F.E.A.R asks a simple question: what if a John Woo movie was a first person shooter?

In that sense, F.E.A.R not only answers that question, but gives an answer so good you'd be hard-pressed to find any alternative that is somehow better.
Everything, from the enemy AI (which is mostly programmed to appear smarter than it is, but is still engaging and works incredibly at that) to the level design (which while visually bland is perfectly handcrafted to make the AI function on all cilinders and give you multiple ways to deal with each encounter>) to the visuals (initially the game doesn't seem that impressive on this front but the lighting and environmental damage is still second to none and while leave you dead in your tracks to admire it at times) to the gunplay works to make one of the best first person shooters you'll ever experience.
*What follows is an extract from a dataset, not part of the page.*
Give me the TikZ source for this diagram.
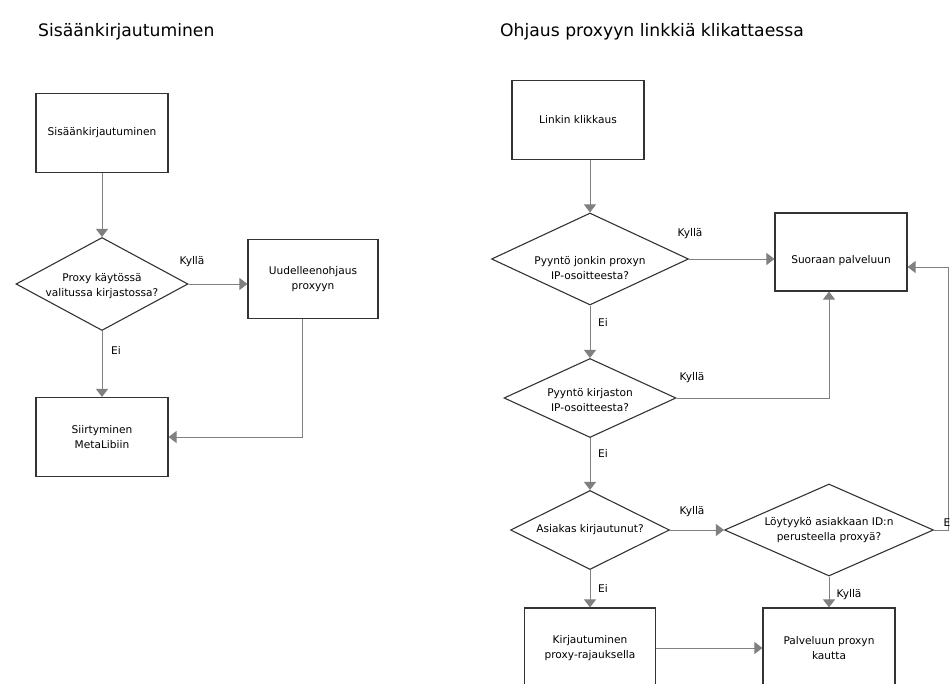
\documentclass[tikz,border=0pt]{standalone}
\usepackage{fontspec}
\setmainfont{DejaVu Sans}
\usetikzlibrary{arrows.meta, positioning, shapes.geometric}

\tikzset{
    box/.style={draw=black!80, line width=1.1pt, minimum width=132pt, minimum height=79pt,
        align=center, font=\fontsize{10.6}{15.5}\selectfont},
    dia/.style={draw=black!80, line width=1.1pt, diamond, inner sep=0pt},
    txt/.style={align=center, inner sep=0pt, font=\fontsize{10.6}{15.5}\selectfont},
    lbl/.style={inner sep=0pt, font=\fontsize{10.6}{15.5}\selectfont},
    title/.style={inner sep=0pt, anchor=west, font=\fontsize{17.2}{20}\selectfont},
    flow/.style={draw=black!50, line width=0.9pt, -{Triangle[length=8pt,width=12pt]}},
}

\begin{document}
\begin{tikzpicture}[x=1pt, y=-1pt]
    \useasboundingbox (0,0) rectangle (950,684);

    % titles
    \node[title] (lefttitle) at (38,32) {Sisäänkirjautuminen};
    \node[title] (righttitle) at (500,32) {Ohjaus proxyyn linkkiä klikattaessa};

    % left chart
    \node[box] (login) at (102,133) {Sisäänkirjautuminen};
    \node[dia, minimum width=172pt, minimum height=93pt] (proxy) at (102,284) {};
    \node[txt] (proxyt) at ([yshift=-2pt]proxy) {Proxy käytössä\\valitussa kirjastossa?};
    \node[box, minimum width=130pt] (redir) at (313,279) {Uudelleenohjaus\\proxyyn};
    \node[box] (metalib) at (102,437) {Siirtyminen\\MetaLibiin};

    \draw[flow] (login) -- (proxy);
    \draw[flow] (proxy.east) -- (proxy.east -| redir.west);
    \draw[flow] (proxy) -- (metalib);
    \draw[flow] ([xshift=-11pt]redir.south) |- (metalib.east);

    \node[lbl] (yes0) at (192,262) {Kyllä};
    \node[lbl] (no0) at (116,350) {Ei};

    % right chart
    \node[box] (click) at (578,120) {Linkin klikkaus};
    \node[dia, minimum width=197pt, minimum height=92pt] (anyproxy) at (590,259) {};
    \node[txt] (anyproxyt) at ([yshift=-9pt]anyproxy) {Pyyntö jonkin proxyn\\IP-osoitteesta?};
    \node[box, minimum height=78pt, text height=26pt] (direct) at (841,252) {Suoraan palveluun};
    \node[dia, minimum width=172pt, minimum height=79pt] (libip) at (590,398) {};
    \node[txt] (libipt) at ([yshift=-2pt]libip) {Pyyntö kirjaston\\IP-osoitteesta?};
    \node[dia, minimum width=159pt, minimum height=79pt] (logged) at (590,530) {};
    \node[txt] (loggedt) at (logged) {Asiakas kirjautunut?};
    \node[dia, minimum width=209pt, minimum height=92pt] (idproxy) at (829,530) {};
    \node[txt] (idproxyt) at (idproxy) {Löytyykö asiakkaan ID:n\\perusteella proxyä?};
    \node[box, minimum width=131pt, minimum height=80pt] (restrict) at (590,648) {Kirjautuminen\\proxy-rajauksella};
    \node[box, minimum height=80pt] (viaproxy) at (829,648) {Palveluun proxyn\\kautta};

    \draw[flow] (click.south -| anyproxy.north) -- (anyproxy.north);
    \draw[flow] (anyproxy.east) -- (anyproxy.east -| direct.west);
    \draw[flow] (anyproxy) -- (libip);
    \draw[flow] (libip.east) -| ([xshift=-12pt]direct.south);
    \draw[flow] (libip) -- (logged);
    \draw[flow] (logged) -- (idproxy);
    \draw[flow] (logged) -- (restrict);
    \draw[flow] (idproxy) -- (viaproxy);
    \draw[flow] (restrict) -- (viaproxy);
    \draw[flow] (idproxy.east) -- ++(14,0) |- ([yshift=-15pt]direct.east);

    \node[lbl] (yes1) at (690,234) {Kyllä};
    \node[lbl] (no1) at (603,322) {Ei};
    \node[lbl] (yes2) at (692,378) {Kyllä};
    \node[lbl] (no2) at (603,453) {Ei};
    \node[lbl] (yes3) at (692,512) {Kyllä};
    \node[lbl] (no3) at (603,588) {Ei};
    \node[lbl] (yes4) at (849,595) {Kyllä};
    \node[lbl, anchor=west] (no4) at (943.5,522) {Ei};
\end{tikzpicture}
\end{document}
You haven't lived until you've jumped and kicked a dude in mid-air, shotgunned some other sod right after, somehow separating his head from the rest of his body (?) and thrown a grenade into a doorway, catching a third dude trying to flank you and leaving nothing but a red mist and crimson splatters on the wall, bullet holes and broken equipment in your wake, all the while you were in slow-motion.

Where F.E.A.R falters quite a bit is, ironically enough, the horror. If you think skeletons radgolling from the ceiling with the same gravitas a middle school play is scary, F.E.A.R is the most terryfying game ever, but otherwise the moments that will get you are few and far between and are mostly attributed to more organic gameplay moments than scripted scares. The story also feels like a background to the action rather than something to be invested in.

If you love the FPS genre you own it to yourself to play F.E.A.R at least once in your life.